Each party nominates the maximum number of Congressional representatives for their department’s election. Therefore going to the polls in Tegucigalpa, one may choose 23 candidates among 115 faces and sometimes more if including independent candidates. Ballots have a photograph of each candidate that runs for these elected positions. Citizens vote on three ballots for the presidency, diputados and mayors. (The day Zelaya was ousted the population was supposed to vote on creation of ‘the cuarta urna’ meaning the fourth ballot box.)

Generally, the electoral process is overseen by the TSE, which according to the Electoral Law (Decree 44-2004) is an autonomous and independent organization. Their argument to validate the elections lies in that the convocation for the general elections was made on the May 29, 2009, almost one month before the coup took place. Interestingly, two of the three presiding judges were illegally appointed while Micheletti was then President of Congress. Enrique Ortez Sequeira, formerly a member of the City Council of Tegucigalpa (L) and David Matamoros Batzon (N), formerly a member of Congress are both constitutionally not allowed to preside over the process given their posts as elected officials when they were appointed.

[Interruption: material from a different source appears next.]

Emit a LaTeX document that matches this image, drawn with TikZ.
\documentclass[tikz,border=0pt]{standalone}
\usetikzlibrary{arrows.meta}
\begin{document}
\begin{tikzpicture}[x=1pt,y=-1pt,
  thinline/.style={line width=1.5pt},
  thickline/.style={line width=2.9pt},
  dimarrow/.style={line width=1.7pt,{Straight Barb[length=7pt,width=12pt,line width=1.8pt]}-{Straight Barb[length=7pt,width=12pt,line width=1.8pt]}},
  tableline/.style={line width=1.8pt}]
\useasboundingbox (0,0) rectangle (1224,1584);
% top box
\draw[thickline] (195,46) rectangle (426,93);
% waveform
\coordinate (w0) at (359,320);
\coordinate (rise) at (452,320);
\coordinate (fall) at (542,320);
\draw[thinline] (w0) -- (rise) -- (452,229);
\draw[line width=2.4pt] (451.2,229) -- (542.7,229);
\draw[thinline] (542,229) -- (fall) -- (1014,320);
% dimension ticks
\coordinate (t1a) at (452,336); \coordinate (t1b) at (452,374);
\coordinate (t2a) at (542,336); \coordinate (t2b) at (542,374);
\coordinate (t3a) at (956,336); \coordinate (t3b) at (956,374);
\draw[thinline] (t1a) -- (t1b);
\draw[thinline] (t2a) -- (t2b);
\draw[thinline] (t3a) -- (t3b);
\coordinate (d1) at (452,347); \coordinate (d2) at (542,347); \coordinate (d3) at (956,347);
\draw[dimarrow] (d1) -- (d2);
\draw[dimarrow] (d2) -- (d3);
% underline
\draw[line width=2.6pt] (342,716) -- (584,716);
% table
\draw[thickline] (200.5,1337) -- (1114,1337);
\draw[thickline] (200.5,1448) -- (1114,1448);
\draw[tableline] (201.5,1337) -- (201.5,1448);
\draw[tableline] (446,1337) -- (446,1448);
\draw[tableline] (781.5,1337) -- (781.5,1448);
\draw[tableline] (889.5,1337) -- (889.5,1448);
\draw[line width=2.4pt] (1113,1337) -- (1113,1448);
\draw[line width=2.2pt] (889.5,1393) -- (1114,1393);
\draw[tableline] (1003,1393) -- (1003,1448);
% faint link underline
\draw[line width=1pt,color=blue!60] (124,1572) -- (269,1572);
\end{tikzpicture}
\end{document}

Since August 11, the National Front Against the Coup D’état has communicated that without the restitution of President Manuel Zelaya they would boycott the elections. Despite all the international organizations that will not recognize the elections including the European Union, the Rio Group, the UN, UnaSur and the OEA, the TSE and the de facto government insist elections will be free, transparent and take place as scheduled. However, on Nov 8 El Heraldo published an article saying that “calls against the election process on November 29 will not go unpunished.”

Padre Andres Tamayo, an El Salvadorian priest naturalized as a Honduran citizen, is among those with charges against him in the District Attorney’s office for openly calling to boycott the elections. He has won the prestigious Goldman environmental prize in 2005 for protecting the forests in Olancho and has been living in Honduras for the last 26 years. After spending 56 days in the Brazilian Embassy and needing to return to El Salvador for personal reasons, his naturalization status was revoked and he was escorted out of the country.

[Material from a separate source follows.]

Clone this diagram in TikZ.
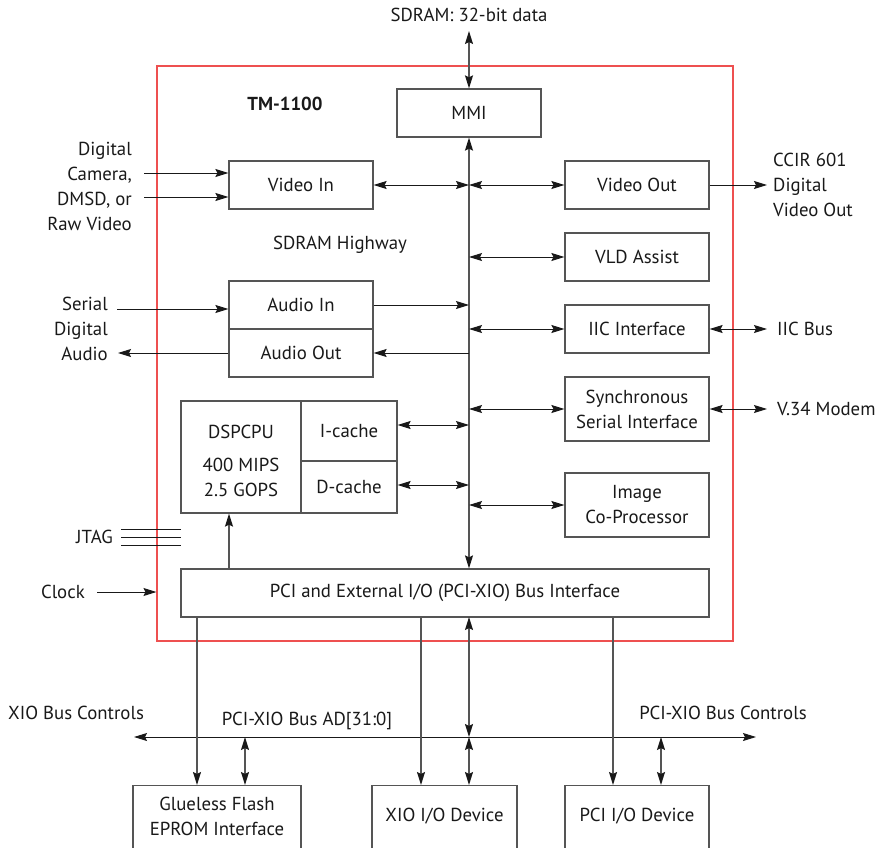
\documentclass[tikz,border=0pt]{standalone}
\usepackage{fontspec}
\setmainfont{PT Sans}
\usetikzlibrary{arrows.meta}
\definecolor{frame}{RGB}{238,80,80}
\definecolor{boxc}{RGB}{85,85,85}
\definecolor{ink}{RGB}{25,25,25}
\tikzset{
  every node/.style={font=\fontsize{18.8bp}{25bp}\selectfont, inner sep=0pt, text=ink},
  blk/.style={draw=boxc, line width=1.2bp, fill=white, minimum width=144bp, minimum height=48bp, align=center},
  con/.style={draw=ink, line width=1bp},
  vcon/.style={draw=boxc, line width=1.4bp},
  tip/.style={-{Stealth[length=13bp,width=8bp,inset=2bp,color=ink]}},
  tips/.style={{Stealth[length=13bp,width=8bp,inset=2bp,color=ink]}-{Stealth[length=13bp,width=8bp,inset=2bp,color=ink]}},
  lbl/.style={align=left},
}
\begin{document}
\begin{tikzpicture}[x=1bp,y=-1bp]
\useasboundingbox (0,0) rectangle (887,848);
% chip frame
\node[draw=frame, line width=1.1bp, minimum width=576bp, minimum height=575bp] (chip) at (445,353.5) {};
\node[font=\bfseries\fontsize{18.8bp}{22bp}\selectfont] (title) at (285,104) {TM-1100};
\node (hwlbl) at (340,245) {SDRAM Highway};
% blocks
\node[blk] (mmi) at (469,113) {MMI};
\node[blk] (vin) at (301,185) {Video In};
\node[blk] (vout) at (637,185) {Video Out};
\node[blk] (vld) at (637,257) {VLD Assist};
\node[blk] (ain) at (301,305) {Audio In};
\node[blk] (aout) at (301,353) {Audio Out};
\node[blk] (iic) at (637,329) {IIC Interface};
\node[blk, minimum height=64bp] (ssi) at (637,409) {Synchronous\\Serial Interface};
\node[blk, minimum height=64bp] (icp) at (637,505) {Image\\Co-Processor};
\node[blk, minimum width=120bp, minimum height=112bp] (dsp) at (241,457) {};
\node (dspname) at (241,432) {DSPCPU};
\node[align=center] (dspperf) at (241,477) {400 MIPS\\2.5 GOPS};
\node[blk, minimum width=96bp, minimum height=60bp] (icache) at (349,431) {I-cache};
\node[blk, minimum width=96bp, minimum height=52bp] (dcache) at (349,487) {D-cache};
\node[blk, minimum width=528bp] (pci) at (445,593) {PCI and External I/O (PCI-XIO) Bus Interface};
\node[blk, minimum width=168bp, minimum height=66bp, anchor=north] (glue) at (217,785) {};
\node[align=center] (gluetxt) at (217,816) {Glueless Flash\\EPROM Interface};
\node[blk, minimum width=145bp, minimum height=66bp, anchor=north] (xio) at (444.5,785) {};
\node (xiotxt) at (444.5,816) {XIO I/O Device};
\node[blk, minimum width=144bp, minimum height=66bp, anchor=north] (pcidev) at (637,785) {};
\node (pcidevtxt) at (637,816) {PCI I/O Device};
% highway
\draw[vcon,tips] (mmi.south) -- (mmi.south |- pci.north);
\node (sdram) at (469,15) {SDRAM: 32-bit data};
\coordinate (sdtop) at (469,31);
\draw[vcon,tips] (sdtop) -- (mmi.north);
% highway taps
\coordinate (hvid) at (469,185);
\coordinate (hvld) at (469,257);
\coordinate (hain) at (469,305);
\coordinate (hiic) at (469,329);
\coordinate (haout) at (469,353);
\coordinate (hssi) at (469,409);
\coordinate (hic) at (469,425);
\coordinate (hdc) at (469,485);
\coordinate (hicp) at (469,505);
\draw[con,tips] (vin.east) -- (hvid);
\draw[con,tips] (hvid) -- (vout.west);
\draw[con,tips] (hvld) -- (vld.west);
\draw[con,tip] (ain.east) -- (hain);
\draw[con,tip] (haout) -- (aout.east);
\draw[con,tips] (hiic) -- (iic.west);
\draw[con,tips] (hssi) -- (ssi.west);
\draw[con,tips] (hicp) -- (icp.west);
\draw[con,tips] (hic) -- (hic -| icache.east);
\draw[con,tips] (hdc) -- (hdc -| dcache.east);
\coordinate (pdsp) at (229,569);
\draw[vcon,tip] (pdsp) -- (pdsp |- dsp.south);
% left side inputs
\node[align=right, anchor=east] (vsrc) at (132,186.5) {Digital\\Camera,\\DMSD, or\\Raw Video};
\coordinate (vi1) at (144,173);
\coordinate (vi2) at (144,197);
\draw[con,tip] (vi1) -- (vi1 -| vin.west);
\draw[con,tip] (vi2) -- (vi2 -| vin.west);
\node[align=right, anchor=east] (aud) at (108,329) {Serial\\Digital\\Audio};
\coordinate (ai1) at (117,309);
\draw[con,tip] (ai1) -- (ai1 -| ain.west);
\coordinate (ao1) at (118,353);
\draw[con,tip] (aout.west) -- (ao1);
\node[anchor=east] (jtag) at (113,537) {JTAG};
\foreach \yy/\nm in {529/ja,537/jb,545/jc}{
  \coordinate (\nm1) at (121,\yy);
  \coordinate (\nm2) at (181,\yy);
  \draw[con] (\nm1) -- (\nm2);
}
\node[anchor=east] (clk) at (85,592) {Clock};
\coordinate (ck1) at (97,592);
\draw[con,tip] (ck1) -- (ck1 -| chip.west);
% right side outputs
\node[lbl, anchor=west] (ccir) at (773,185) {CCIR 601\\Digital\\Video Out};
\coordinate (vo1) at (767,185);
\draw[con,tip] (vout.east) -- (vo1);
\node[anchor=west] (iicbus) at (777,329) {IIC Bus};
\coordinate (ib1) at (767,329);
\draw[con,tips] (iic.east) -- (ib1);
\node[anchor=west] (modem) at (777,409) {V.34 Modem};
\coordinate (md1) at (767,409);
\draw[con,tips] (ssi.east) -- (md1);
% external bus
\coordinate (busL) at (134,737);
\coordinate (busR) at (756,737);
\draw[con,tips] (busL) -- (busR);
\node[anchor=west] (xioctl) at (8,713) {XIO Bus Controls};
\node (busad) at (307,721) {PCI-XIO Bus AD[31:0]};
\node (pcictl) at (723,713) {PCI-XIO Bus Controls};
\coordinate (pg) at (197,617);
\draw[vcon,tip] (pg) -- (pg |- glue.north);
\coordinate (px) at (421,617);
\draw[vcon,tip] (px) -- (px |- xio.north);
\coordinate (pp) at (613,617);
\draw[vcon,tip] (pp) -- (pp |- pcidev.north);
\coordinate (pb) at (469,617);
\coordinate (bx) at (469,737);
\draw[vcon,tips] (pb) -- (bx);
\draw[vcon,tips] (bx) -- (bx |- xio.north);
\coordinate (bg) at (245,737);
\draw[vcon,tips] (bg) -- (bg |- glue.north);
\coordinate (bp) at (661,737);
\draw[vcon,tips] (bp) -- (bp |- pcidev.north);
\end{tikzpicture}
\end{document}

Another interesting charge includes Andres Pavon, the President of CODEH, (Committee for the Defense of Human Rights in Honduras), who is charged with “defamation of Romeo Vasquez Velasquez,” the general of the armed forces. After publically expressing concern that a massacre was planned for Election Day and that Hondurans should stay at home to avoid hostility, he has also been charged for “impeding the elections.”


Candidates Withdraw from Ballot

While the official campaign season began August 31, many candidates have been more concerned with solving the political crisis than focusing on campaigning. As part of the resistance front, they argue that elections will legitimize the coup and that the country does not meet the conditions for free and fair elections. Carlos H. Reyes is the first ever independent candidate to run for President in Honduras. He withdrew officially on November 8 after citing that “The observers contracted by the Supreme Tribunal Electoral are not a guarantee for the security and transparency of the electoral process because they are the same organizations that have justified the coup d’etat.”

Maria Margarita Zelaya Rivas, the “designado” or Vice Presidential candidate for the majority party in Congress, the Liberal party, (and cousin of President Zelaya) also withdrew her candidacy stating “my resignation speaks for… those that cannot express their thoughts for fear that the de facto government will take reprisals against them.”